Como dijo alguien en Twitter, la democracia puede llevarnos a determinar que las soluciones de los problemas matemáticos sean votadas en la clase y que la solución correcta sea la más votada. Algo así es lo que ocurrió en las últimas elecciones presidenciales de Chile. Y eso mismo es lo que ha estado ocurriendo en prácticamente todo el mundo: sometemos a votación o a la «voluntad popular» asuntos que no deben estar sujetos a ellas. De hecho, no hay algo así como una «voluntad popular» ni tampoco hay algo que pueda ser legítimamente sometido a sufragio para ser decidido. Creer en la existencia de una «voluntad popular» es casi tan penoso como creer que el gobierno de los Estados Unidos es manejado por extraterrestres nazis.
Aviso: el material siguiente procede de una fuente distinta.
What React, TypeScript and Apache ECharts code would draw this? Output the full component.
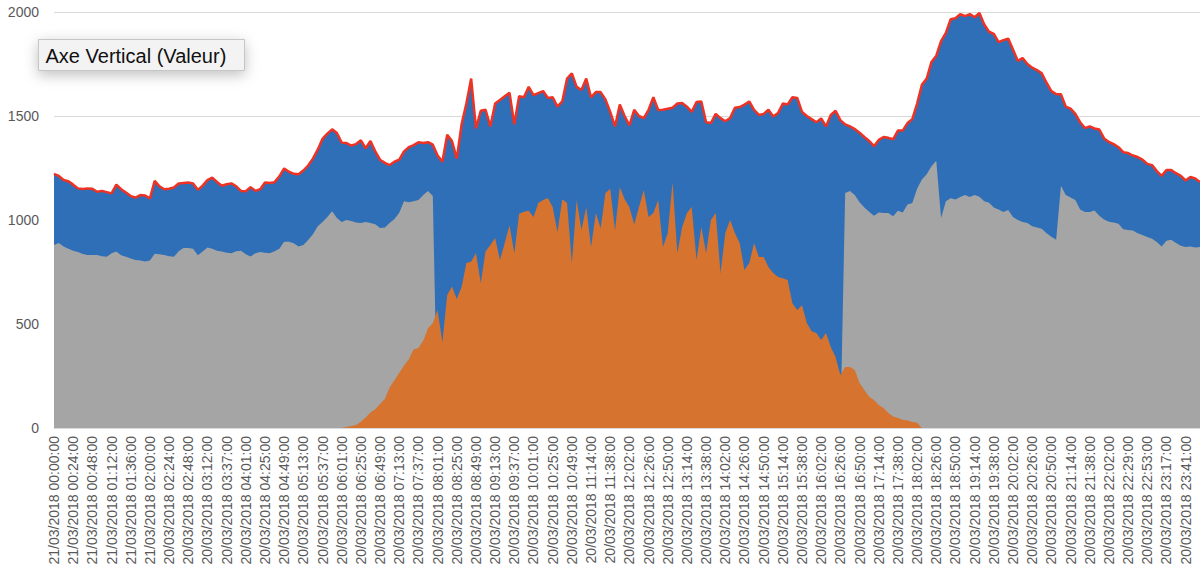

Y respaldar que haya asuntos susceptibles de ser definidos por votación es aceptar la violencia como método válido para decidir sobre cuestiones que, racionalmente, deben ser sometidas a otros criterios.

Yo no pertenezco al grupo de los inscritos en el Registro Nacional de No Donantes ni al grupo de electores que votaron por la Presidente electa. Pero mi corazón está más cerca de quienes integran el Registro Nacional de No Donantes, puesto que creo que nuestras aspiraciones y voluntades son diferentes y deben permanecer así. Y creo que ningún gobierno tiene la legitimidad para decidir por nosotros asunto alguno y menos para imponernos decisiones que obstaculicen la persecución de nuestros fines personales. La reacción de la ciudadanía frente a la Ley de Donación de Órganos es un claro reflejo de que la individualidad, amenazada por la legislación gubernamental, utiliza los recursos que tiene a mano para evitar que otros tomen las riendas de su destino.